Maximum likelihood estimation procedures for state-space linear models

Question

State-space models are represented by a state equation and an observation equation (or system of equations to be more precise). These equations are parametarized by components including a transition matrix (FF in some notation) and GG respectively.

These component matrices can have large dimensions. Indeed, the log-likelihood function is a non-convex function and its maximization is difficult. Typical optimization methods used include Newton-Raphson and EM algorithm.

I am new to using state-space models and am looking for quick and robust optimization procedures used by practitioners of state-space models. Is there any literature or best practices regarding the best ways to estimate these matrices?

Answer 1

If you consider gaussian state-space models, maximum likelihood is conceptually straightforward, and several packages in R (including dlm, kfas, or FKF, to name a few) include routines for doing so: you can find a short review here (disclaimer: I am the author) and a monographic issue of the Journal of Statistical Software covering state-space models and their estimation here.

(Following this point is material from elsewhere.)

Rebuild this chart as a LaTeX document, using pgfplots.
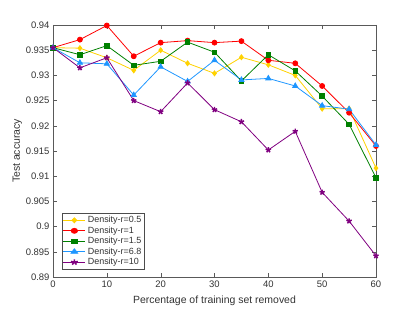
\documentclass[border=0pt]{standalone}
\usepackage{pgfplots}
\pgfplotsset{compat=1.18}
\usepackage{fontspec}
\setmainfont{Liberation Sans}
\usetikzlibrary{plotmarks}
\definecolor{cy}{RGB}{255,210,0}
\definecolor{cr}{RGB}{255,0,0}
\definecolor{cg}{RGB}{0,128,0}
\definecolor{cb}{RGB}{30,150,255}
\definecolor{cp}{RGB}{128,0,128}
\begin{document}
\begin{tikzpicture}
\begin{axis}[
  scale only axis,
  width=323bp, height=252bp,
  xmin=0, xmax=60, ymin=0.89, ymax=0.94,
  xtick={0,10,...,60},
  ytick={0.89,0.895,...,0.941},
  yticklabel style={/pgf/number format/.cd, fixed, precision=3},
  /pgf/number format/assume math mode=true,
  tick align=inside,
  axis line style={gray!70!black},
  tick style={gray!70!black},
  tick label style={font=\fontsize{9.5}{11}\selectfont, text=black!80},
  label style={font=\fontsize{10.5}{12}\selectfont, text=black!80},
  xlabel={Percentage of training set removed},
  ylabel={Test accuracy},
  xlabel style={yshift=-2pt},
  ylabel style={yshift=-3pt},
  legend cell align=left,
  legend image post style={xscale=1.3},
  legend style={font=\fontsize{9}{10}\selectfont, text=black!80, draw=black!70, inner sep=1pt, row sep=-1.5pt, at={(0.027,0.03)}, anchor=south west},
  every axis plot/.append style={line width=0.8pt},
]
\addplot[color=cy, mark=diamond*, mark size=2.5pt] coordinates {
(0,0.9355)(5,0.9354)(10,0.9335)(15,0.9310)(20,0.9350)(25,0.9324)(30,0.9304)(35,0.9336)(40,0.9321)(45,0.9300)(50,0.9234)(55,0.9234)(60,0.9116)};
\addlegendentry{Density-r=0.5}
\addplot[color=cr, mark=*, mark size=2.5pt] coordinates {
(0,0.9355)(5,0.9371)(10,0.9399)(15,0.9338)(20,0.9365)(25,0.9369)(30,0.9365)(35,0.9368)(40,0.9330)(45,0.9324)(50,0.9279)(55,0.9226)(60,0.9160)};
\addlegendentry{Density-r=1}
\addplot[color=cg, mark=square*, mark size=2.3pt] coordinates {
(0,0.9355)(5,0.9341)(10,0.9359)(15,0.9320)(20,0.9328)(25,0.9366)(30,0.9346)(35,0.9289)(40,0.9341)(45,0.9309)(50,0.9259)(55,0.9203)(60,0.9097)};
\addlegendentry{Density-r=1.5}
\addplot[color=cb, mark=triangle*, mark size=3pt] coordinates {
(0,0.9355)(5,0.9325)(10,0.9323)(15,0.9261)(20,0.9317)(25,0.9288)(30,0.9330)(35,0.9291)(40,0.9294)(45,0.9279)(50,0.9240)(55,0.9233)(60,0.9162)};
\addlegendentry{Density-r=6.8}
\addplot[color=cp, mark=star, mark size=2.8pt, mark options={line width=1.5pt}] coordinates {
(0,0.9355)(5,0.9315)(10,0.9335)(15,0.9250)(20,0.9228)(25,0.9285)(30,0.9232)(35,0.9208)(40,0.9152)(45,0.9189)(50,0.9068)(55,0.9011)(60,0.8942)};
\addlegendentry{Density-r=10}
\end{axis}
\path (current axis.south west) ++(-53bp,-35bp) rectangle ++(415bp,312bp);
\end{tikzpicture}
\end{document}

Newton-Raphson methods are generally used and have been found to be generally faster (and are indeed used in the packages mentioned). The EM algorithm is quite well suited to the problem, but slower (see e.g. Shumway and Stoffer(2010), Sec. 6.3).

A particular topic which is sometimes neglected is the instability of the most naive implementations of the Kalman filter: on this it is useful (although very old) this monography by Bierman and you may find useful books like Grewal. There are also quite a lot of papers, that you will find easily googling for "square root filters" or similar expressions.